仁傑,儀鳳中為大理丞,周歲斷滯獄一萬七千人,無冤訴者。時武衛大將軍權善才坐誤斫昭陵柏樹,仁傑奏罪當免職。高宗令即誅之,仁傑又奏罪不當死。帝作色曰:「善才斫陵上樹,是使我不孝,必須殺之。」左右矚仁傑令出,仁傑曰:「臣聞逆龍鱗,忤人主,自古以為難,臣愚以為不然。居桀、紂時則難,堯、舜時則易。臣今幸逢堯、舜,不懼比干之誅。昔漢文時有盜高廟玉環,張釋之廷諍,罪止棄市。魏文將徙其人,辛毗引裾而諫,亦見納用。且明主可以理奪,忠臣不可以威懼。
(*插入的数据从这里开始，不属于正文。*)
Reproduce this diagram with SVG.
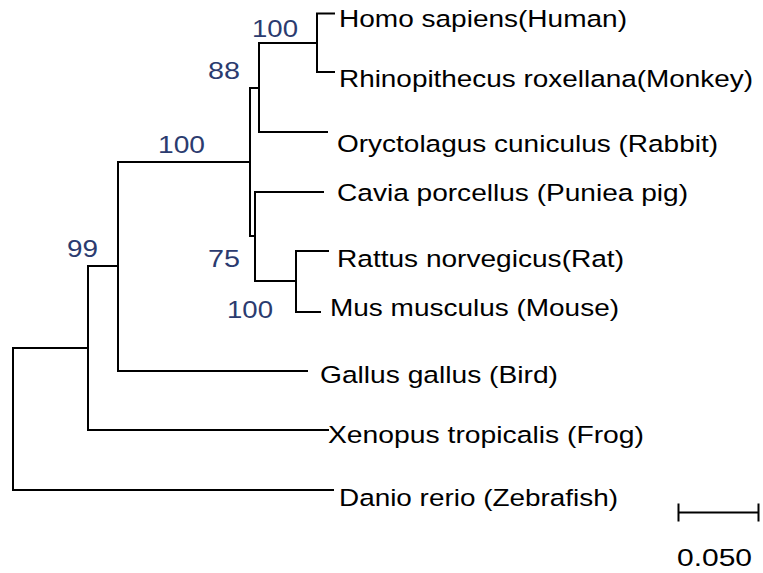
<svg xmlns="http://www.w3.org/2000/svg" width="763" height="573" viewBox="0 0 763 573">
<style>
.edge{fill:none;stroke:#000;stroke-width:2;stroke-linecap:square}
.lbl{font-family:"Liberation Sans",Arial,sans-serif;font-size:24.5px;fill:#000}
.bs{font-family:"Liberation Sans",Arial,sans-serif;font-size:23.5px;fill:#2b3b6f}
</style>
<rect width="763" height="573" fill="#fff"/>
<g id="connectors">
<path class="edge" d="M334,13.5 H317 V72 H334"/>
<path class="edge" d="M317,43 H259"/>
<path class="edge" d="M259,43 V132 H327"/>
<path class="edge" d="M259,88 H250"/>
<path class="edge" d="M250,88 V236 H255"/>
<path class="edge" d="M323,192 H255 V281 H296"/>
<path class="edge" d="M328,251 H296 V312 H320"/>
<path class="edge" d="M250,162 H118"/>
<path class="edge" d="M118,162 V371 H307"/>
<path class="edge" d="M118,266 H88"/>
<path class="edge" d="M88,266 V430 H328"/>
<path class="edge" d="M88,348 H13"/>
<path class="edge" d="M13,348 V490 H333"/>
</g>
<g id="leaf-human"><text class="lbl" x="339" y="27" textLength="288" lengthAdjust="spacingAndGlyphs">Homo sapiens(Human)</text></g>
<g id="leaf-monkey"><text class="lbl" x="339" y="87" textLength="414" lengthAdjust="spacingAndGlyphs">Rhinopithecus roxellana(Monkey)</text></g>
<g id="leaf-rabbit"><text class="lbl" x="337" y="152" textLength="381" lengthAdjust="spacingAndGlyphs">Oryctolagus cuniculus (Rabbit)</text></g>
<g id="leaf-pig"><text class="lbl" x="337" y="201" textLength="351" lengthAdjust="spacingAndGlyphs">Cavia porcellus (Puniea pig)</text></g>
<g id="leaf-rat"><text class="lbl" x="337" y="267" textLength="287" lengthAdjust="spacingAndGlyphs">Rattus norvegicus(Rat)</text></g>
<g id="leaf-mouse"><text class="lbl" x="330" y="316" textLength="289" lengthAdjust="spacingAndGlyphs">Mus musculus (Mouse)</text></g>
<g id="leaf-bird"><text class="lbl" x="320" y="383" textLength="238" lengthAdjust="spacingAndGlyphs">Gallus gallus (Bird)</text></g>
<g id="leaf-frog"><text class="lbl" x="328" y="443" textLength="316" lengthAdjust="spacingAndGlyphs">Xenopus tropicalis (Frog)</text></g>
<g id="leaf-zebrafish"><text class="lbl" x="339" y="506" textLength="279" lengthAdjust="spacingAndGlyphs">Danio rerio (Zebrafish)</text></g>
<g id="node-primates"><text class="bs" x="252" y="37" textLength="46" lengthAdjust="spacingAndGlyphs">100</text></g>
<g id="node-88"><text class="bs" x="208" y="79" textLength="32" lengthAdjust="spacingAndGlyphs">88</text></g>
<g id="node-mammals"><text class="bs" x="158" y="153" textLength="47" lengthAdjust="spacingAndGlyphs">100</text></g>
<g id="node-amniotes"><text class="bs" x="67" y="257" textLength="31" lengthAdjust="spacingAndGlyphs">99</text></g>
<g id="node-75"><text class="bs" x="208" y="267" textLength="32" lengthAdjust="spacingAndGlyphs">75</text></g>
<g id="node-rodents"><text class="bs" x="227" y="318" textLength="46" lengthAdjust="spacingAndGlyphs">100</text></g>
<g id="scale-bar">
<path class="edge" d="M678.5,512.5 H758.5 M678.5,503.5 V521.5 M758.5,503.5 V521.5" style="stroke-linecap:butt"/>
<text class="lbl" x="677" y="566" textLength="75" lengthAdjust="spacingAndGlyphs">0.050</text>
</g>
</svg>
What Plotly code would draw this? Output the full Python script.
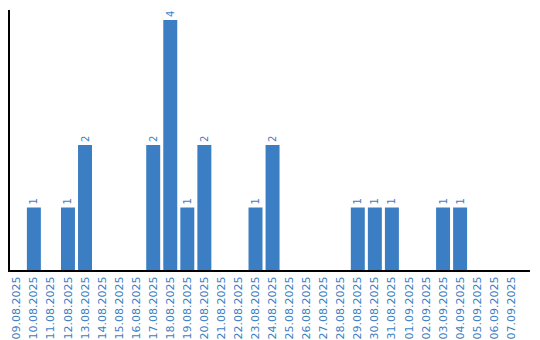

今陛下不納臣言,瞑目之後,羞見釋之、辛毗於地下。陛下作法,懸之象魏,徒流死罪,俱有等差。豈有犯非極刑,即令賜死?法旣無常,則萬姓何所措其手足!陛下必欲變法,請從今日為始。古人云:『假使盜長陵一抔土,陛下何以加之?』今陛下以昭陵一株柏殺一將軍,千載之後,謂陛下為何主?此臣所以不敢奉制殺善才,陷陛下於不道。」帝意稍解,善才因而免死。居數日,授仁傑侍御史。
時司農卿韋機兼領將作、少府二司,高宗以恭陵玄宮狹小,不容送終之具,遣機續成其功。機於埏之左右為便房四所,又造宿羽、高山、上陽等宮,莫不壯麗。仁傑奏其太過,機竟坐免官。左司郎中王本立恃寵用事,朝廷慴懼,仁傑奏之,請付法寺,高宗特原之。仁傑奏曰:「國家雖乏英才,豈少本立之類,陛下何惜罪人而虧王法?必欲曲赦本立,請棄臣於無人之境,為忠貞將來之誡。」本立竟得罪,繇是朝廷肅然。
尋加朝散大夫,累遷度支郎中。高宗將幸汾陽宮,以仁傑為知頓使。并州長史李沖玄以道出妒女祠,俗云盛服過者必致風雷之災,乃發數萬人別開御道。仁傑曰:「天子之行,千乘萬騎,風伯清塵,雨師灑道,何妒女之害耶?」遽令罷之。高宗聞之,歎曰:「真大丈夫也!」
俄轉寧州刺史,撫和戎夏,人得歡心,郡人勒碑頌德。御史郭翰巡察隴右,所至多所按劾,及入寧州境內,耆老歌刺史德美者盈路。翰旣授館,召州吏謂之曰:「入其境,其政可知也。願成使君之美,無為久留。」州人方散。翰薦名於朝,徵為冬官侍郎,充江南巡撫使。吳、楚之俗多淫祠,仁傑奏毀一千七百所,唯留夏禹、吳太伯、季札、伍員四祠。